I've actually said to myself in the recent past that the next guy I kiss will be my husband. I wasn't actually thinking of it as on the wedding day and he actually being my husband, but honestly the idea is intriguing. I know some of you out there are thinking - you'll never get a date with an attitude like that Erin. No kissing? Are you crazy!? Yeah, maybe I am. But maybe I want the amazing fairy tale. Maybe waiting for that is best for me. I know where just thinking about kissing takes my mind. I love kissing. It's been such a loooooooong time. So maybe that's what I'll do. It would have to be a pretty amazing man to agree to something like that, right? It would take a very godly man. That's what I want more than anything else. A godly man to lead my home - to lead me. Maybe God will grant me that desire someday.
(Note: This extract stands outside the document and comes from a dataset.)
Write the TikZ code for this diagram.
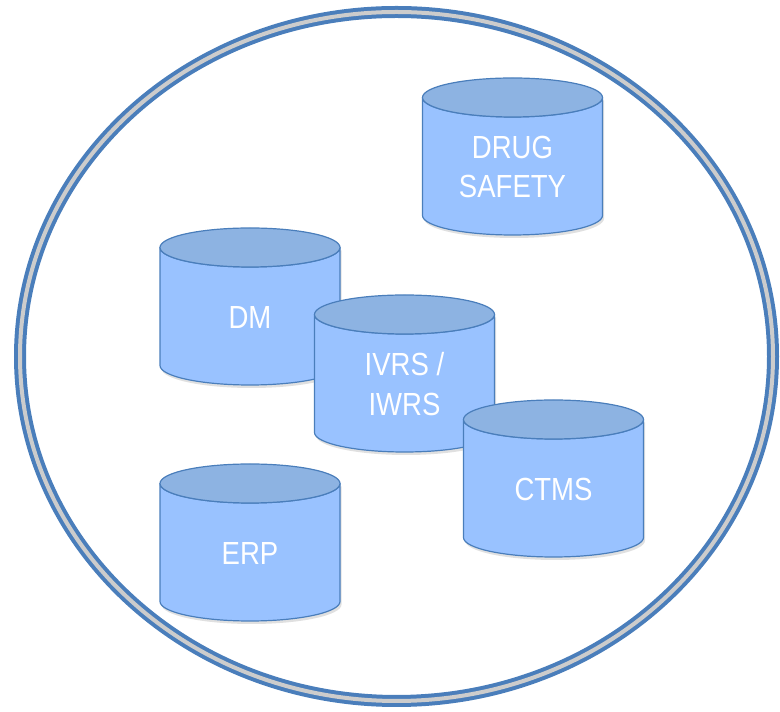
\documentclass[tikz,border=0pt]{standalone}
\usepackage{fontspec}
\usepackage{tikz}
\usetikzlibrary{positioning}
\newfontfamily\cylfont{Liberation Sans}[FakeStretch=0.86]
\definecolor{cylbody}{RGB}{153,194,255}
\definecolor{cyltop}{RGB}{141,179,226}
\definecolor{cylline}{RGB}{74,126,187}
\definecolor{ringgray}{RGB}{204,204,204}

\begin{document}
\begin{tikzpicture}[x=1pt,y=1pt,
    pics/dbcyl/.style={code={
        \fill[cylshadow] (-88.5,-22.5) -- (-88.5,-140.5) arc[start angle=180,end angle=360,x radius=90pt,y radius=19.5pt] -- (91.5,-22.5) -- cycle;
        \filldraw[cylside] (-90,-19.5) -- (-90,-137.5) arc[start angle=180,end angle=360,x radius=90pt,y radius=19.5pt] -- (90,-19.5) arc[start angle=0,end angle=-180,x radius=90pt,y radius=19.5pt] -- cycle;
        \filldraw[cyllid] (0,-19.5) ellipse[x radius=90pt,y radius=19.5pt];
        \node[cyltext] (-lbl) at (0,-89) {#1};
    }}]
    \tikzstyle{ring} = [draw=cylline, line width=4pt, double=ringgray, double distance=4pt]
    \tikzstyle{ringshadow} = [draw=black, line width=4pt, opacity=0.08]
    \tikzstyle{cylside} = [draw=cylline, line width=1.2pt, fill=cylbody, line join=round]
    \tikzstyle{cyllid} = [draw=cylline, line width=1.2pt, fill=cyltop]
    \tikzstyle{cylshadow} = [fill=black, opacity=0.12]
    \tikzstyle{cyltext} = [text=white, align=center, font=\cylfont\fontsize{32}{39.5}\selectfont]

    \useasboundingbox (0,0) rectangle (780,712);

    % outer boundary
    \draw[ringshadow] (397.5,352.5) ellipse[x radius=376.5pt, y radius=344.5pt];
    \draw[ring] (396.5,355.5) ellipse[x radius=376.5pt, y radius=344.5pt];

    % data stores
    \pic (drug) at (512.5,634) {dbcyl={DRUG\\SAFETY}};
    \pic (dm) at (250,484) {dbcyl={DM}};
    \pic (ivrs) at (404.5,417) {dbcyl={IVRS /\\IWRS}};
    \pic (ctms) at (553.5,312) {dbcyl={CTMS}};
    \pic (erp) at (250,248) {dbcyl={ERP}};
\end{tikzpicture}
\end{document}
On another note altogether, I think he sometimes reads here so I'm going to take this minute to say a last thing: I love the idea that you read me. I love the idea that you care enough about me to want to know what's going on in my life. Keep reading. Know that I miss your friendship but I'm tired of waiting around. You know where I am. You know how to get in touch with me. I will continue to pray for you because you are an amazing man and you deserve happiness. The thing that I'm finally realizing is that I am an amazing woman and I deserve happiness too. I hope if you do ever decide to continue our friendship that I am still available to do that. We are a good match. You know it's true. You can deny it if you want, but it's true. Others have noticed it too. Later, WSD. Numbers 6:24-26

Tuesday, February 06, 2007

Delete?

Blushing

I'm embarrassed. I should delete my dumb code - but I'll leave it. Maybe the embarrassment will keep me from doing it again. At least - until I think of an unbreakable code.

Darn it.

Hopefully only those who know me extremely well are the ones breaking it. Random reader - do you know what it says? But holy cow - don't post it in the comment! Just a yes or no will suffice.

Sigh

Monday, February 05, 2007

U

HJ. IMYVM. IWTWTY. IC. BIMY. IPATT. DFM. E.

Sunday, February 04, 2007

Thank You for Right Now

God ~
Thank You for the good looking guy in his truck this morning with the huge smile on his face directed at me. Did you catch my double take? He was smiling at me? It made me laugh. Thanks for reminding me to let go of the what if and focus on the right now.
~ Me

Saturday, February 03, 2007

Put the Crack Down


My friend Rachel says that. It's a great saying. Sometimes we get caught up in old bad habits. Our habits can really be like a drug. I was sitting here reading old stuff that I need to stay away from. What is it about the past that grips us so hard? Or maybe it's just me. I'm feeling nostalgic - for what? I mean, really? For what?

Stupid Zac Braff with his big lips and dark, messy hair. He's making me think too much.

Erin, put the crack down!

Friday, February 02, 2007

Lonely

It's Friday again. I'm lonely. Woo-hoo.

Thursday, February 01, 2007

My Daughter is the BEST!

Check out my daughter's artwork. This was done in music class after finishing her test.

They are all quotes from Empire Strikes Back, which is my personal favorite.

I'm so proud of her! I've got a tear in my eye!

Kevin Max

I'm bummed. It's not really a KMax concert. It's some dude named Travis Taylor. KMax is a guest as well as Radient and Laura Allen. (Am I supposed to know them?) I'm not staying up late on a school night to hear other people. I just want to see Kevin Max!

No wonder I could never find tickets.